Friday, December 01, 2006

Oaks Management Corp. v. Superior Ct. (Cal. Ct. App. - Nov. 30, 2006)

There's no way in the universe I'm going to comment extensively upon this opinion. Yes, it's an interesting case involving the disqualification of a prominent San Diego law firm for conflict reasons. Yes, it's got some interesting facts, and players, and doctrine. Yes, it's significant, particularly for those of us who teach and opine -- not to mention care -- about professional responsibility issues.

But my own conflicts are simply too great. Not that I'm connected to (or had even heard about) this lawsuit, which involves a condo conversion project in Fallbrook. That's not the problem. It's instead that the matter (1) involves the diqualification of a law firm with huge USD ties (Thorsnes Bartolotta McGuire); (2) arises out of a $1,000,000-plus loan made by MTT Partners (which, I believe, is part of a substantial planned gift to USD) to the plaintiff; (3) concerns a disqualification motion won by two USD Law School graduates (Donald English and Christy Yee) against another USD Law School graduate (Daral Mazzarella); and (4) arose before a trial judge (Judge Enright) before whom I'm shortly scheduled to appear.

So I ain't gonna touch this one with a ten foot pole.
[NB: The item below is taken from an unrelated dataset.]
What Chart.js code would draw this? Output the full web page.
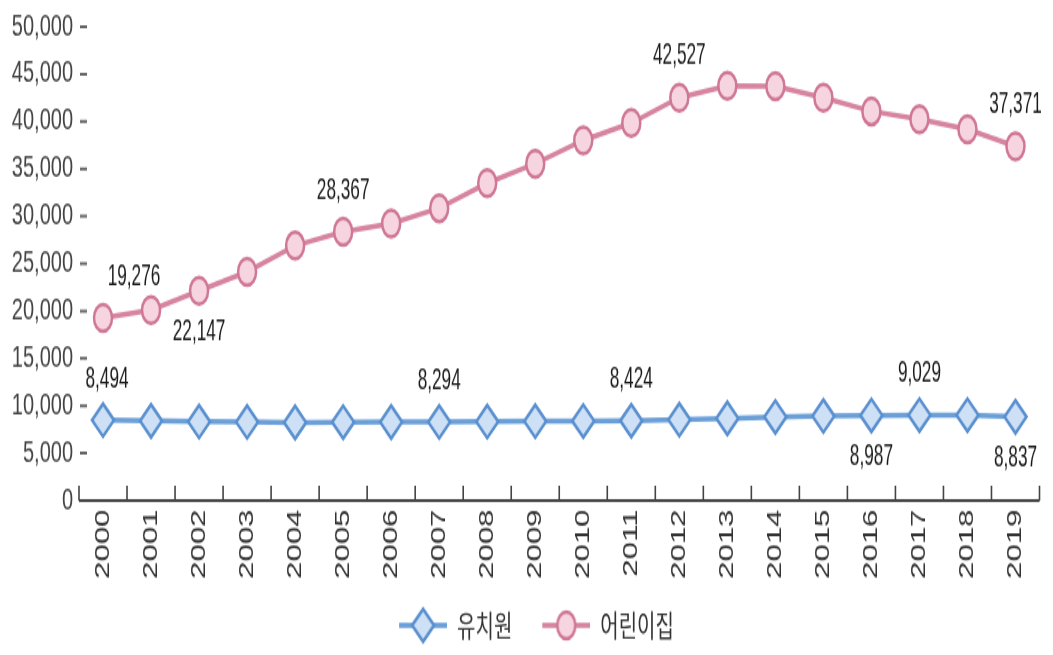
<!DOCTYPE html>
<html>
<head>
<meta charset="utf-8">
<script src="https://cdn.jsdelivr.net/npm/chart.js@4.4.0/dist/chart.umd.min.js"></script>
<style>
  html { overflow: hidden; }
  body { margin: 0; padding: 0; background: #fff; height: 655px; }
  /* the source image is stretched vertically, so draw short and stretch */
  #chart { display: block; transform: scaleY(1.4853); transform-origin: 0 0; }
</style>
</head>
<body>
<canvas id="chart" width="1053" height="441"></canvas>
<script>
// Data
const years = ["2000", "2001", "2002", "2003", "2004", "2005", "2006", "2007", "2008", "2009",
               "2010", "2011", "2012", "2013", "2014", "2015", "2016", "2017", "2018", "2019"];
const kindergarten = [8494, 8407, 8343, 8292, 8246, 8275, 8290, 8294, 8344, 8373,
                      8388, 8424, 8538, 8678, 8826, 8930, 8987, 9029, 9021, 8837];
const daycare = [19276, 20097, 22147, 24142, 26903, 28367, 29233, 30856, 33499, 35550,
                 38021, 39842, 42527, 43770, 43742, 42517, 41084, 40238, 39171, 37371];
const yTickValues = [0, 5000, 10000, 15000, 20000, 25000, 30000, 35000, 40000, 45000, 50000];

// which points carry a value label
const kinderLabelled = [0, 7, 11, 16, 17, 19];
const kinderBelow = [16, 19];
const daycareLabelled = [0, 2, 5, 12, 19];
const daycareBelow = [2];

const BLUE = { line: "#6b9fd8", border: "#5a90d0", fill: "#cde0f5" };
const PINK = { line: "#d6849f", border: "#cf7795", fill: "#f6d5e0" };
const fmt = v => v.toLocaleString("en-US");

// legend icon: short line with the marker in the middle
function legendIcon(c, style) {
    const cv = document.createElement("canvas");
    cv.width = 72; cv.height = 28;
    const g = cv.getContext("2d");
    g.strokeStyle = c.line; g.lineWidth = 3.5;
    g.beginPath(); g.moveTo(24, 14); g.lineTo(72, 14); g.stroke();
    g.fillStyle = c.fill; g.strokeStyle = c.border; g.lineWidth = 2.5;
    g.beginPath();
    if (style === "diamond") {
        g.moveTo(37, 14); g.lineTo(48, 3); g.lineTo(59, 14); g.lineTo(48, 25); g.closePath();
    } else {
        g.arc(48, 14, 9, 0, Math.PI * 2);
    }
    g.fill(); g.stroke();
    return cv;
}
const icons = [legendIcon(BLUE, "diamond"), legendIcon(PINK, "circle")];

// axis line, upward category ticks and the short y dashes
const axisMarks = {
    id: "axisMarks",
    beforeDatasetsDraw(chart) {
        const { ctx, chartArea: a, scales: { y } } = chart;
        ctx.save();
        ctx.strokeStyle = "#444";
        ctx.lineWidth = 2;
        ctx.beginPath();
        ctx.moveTo(a.left, a.bottom); ctx.lineTo(a.right, a.bottom);
        ctx.stroke();
        ctx.lineWidth = 1.6;
        ctx.beginPath();
        const step = (a.right - a.left) / years.length;
        for (let k = 0; k <= years.length; k++) {
            const px = a.left + k * step;
            ctx.moveTo(px, a.bottom); ctx.lineTo(px, a.bottom - 10);
        }
        ctx.stroke();
        ctx.strokeStyle = "#666";
        ctx.lineWidth = 2;
        ctx.beginPath();
        y.ticks.forEach(t => {
            if (t.value === 0) return;
            const py = y.getPixelForValue(t.value);
            ctx.moveTo(a.left + 1, py); ctx.lineTo(a.left + 8, py);
        });
        ctx.stroke();
        ctx.restore();
    }
};

// value labels above / below selected points (narrowed like the source font)
const pointLabels = {
    id: "pointLabels",
    afterDatasetsDraw(chart) {
        const specs = [
            { ds: 0, idx: kinderLabelled, below: kinderBelow, nudge: { 0: 4 } },
            { ds: 1, idx: daycareLabelled, below: daycareBelow, nudge: { 0: 31 } }
        ];
        const ctx = chart.ctx;
        ctx.font = '21px "Liberation Sans", Arial, sans-serif';
        ctx.fillStyle = "#1a1a1a";
        ctx.textAlign = "center";
        ctx.textBaseline = "middle";
        specs.forEach(s => {
            const meta = chart.getDatasetMeta(s.ds);
            const values = chart.data.datasets[s.ds].data;
            s.idx.forEach(i => {
                const pt = meta.data[i];
                const dy = s.below.includes(i) ? 28 : -28;
                ctx.save();
                ctx.translate(pt.x + (s.nudge[i] || 0), pt.y + dy);
                ctx.scale(0.82, 1);
                ctx.fillText(fmt(values[i]), 0, 0);
                ctx.restore();
            });
        });
    }
};

new Chart(document.getElementById("chart"), {
    type: "line",
    data: {
        labels: years,
        datasets: [
            {
                label: "유치원",
                data: kindergarten,
                borderColor: BLUE.line,
                borderWidth: 3.5,
                pointStyle: "rectRot",
                pointRadius: 11,
                pointBackgroundColor: BLUE.fill,
                pointBorderColor: BLUE.border,
                pointBorderWidth: 2.5,
                tension: 0
            },
            {
                label: "어린이집",
                data: daycare,
                borderColor: PINK.line,
                borderWidth: 3.5,
                pointStyle: "circle",
                pointRadius: 9,
                pointBackgroundColor: PINK.fill,
                pointBorderColor: PINK.border,
                pointBorderWidth: 2.5,
                tension: 0
            }
        ]
    },
    options: {
        responsive: false,
        animation: false,
        events: [],
        layout: { padding: { top: 14, right: 4, left: 0, bottom: 0 } },
        plugins: {
            tooltip: { enabled: false },
            legend: {
                position: "bottom",
                labels: {
                    usePointStyle: true,
                    pointStyleWidth: 72,
                    boxHeight: 20,
                    padding: 6,
                    color: "#333",
                    font: { family: '"Noto Sans CJK KR", "Noto Sans", sans-serif', size: 20 },
                    generateLabels: chart => chart.data.datasets.map((ds, i) => ({
                        text: ds.label,
                        pointStyle: icons[i],
                        fillStyle: "transparent",
                        strokeStyle: "transparent",
                        lineWidth: 0,
                        fontColor: "#333",
                        hidden: false,
                        datasetIndex: i
                    }))
                }
            }
        },
        scales: {
            x: {
                offset: true,
                grid: { display: false, drawTicks: false },
                border: { display: false },
                ticks: {
                    color: "#333",
                    font: { family: 'Arial, "Liberation Sans", sans-serif', size: 21 },
                    minRotation: 90,
                    maxRotation: 90,
                    autoSkip: false,
                    padding: 6
                },
                afterFit: s => { s.height = 68; }
            },
            y: {
                min: 0,
                max: 50000,
                grid: { display: false, drawTicks: false },
                border: { display: false },
                afterBuildTicks: s => { s.ticks = yTickValues.map(v => ({ value: v })); },
                ticks: {
                    color: "#444",
                    font: { family: 'Arial, "Liberation Sans", sans-serif', size: 20 },
                    padding: 6,
                    callback: v => fmt(v)
                },
                afterFit: s => { s.width = 79; }
            }
        }
    },
    plugins: [axisMarks, pointLabels]
});
</script>
</body>
</html>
Except, perhaps, to say two brief things. First, I think that Justice McConnell's opinion adopts the right approach and attitude to disqualification motions; practical, reasonable, sensible, and balanced. That's something I definitely like. Second, the list of counsel includes a "Brendan E. Ozanne". However, doesn't Brandan's middle name actually begin with a "K"? I think it does.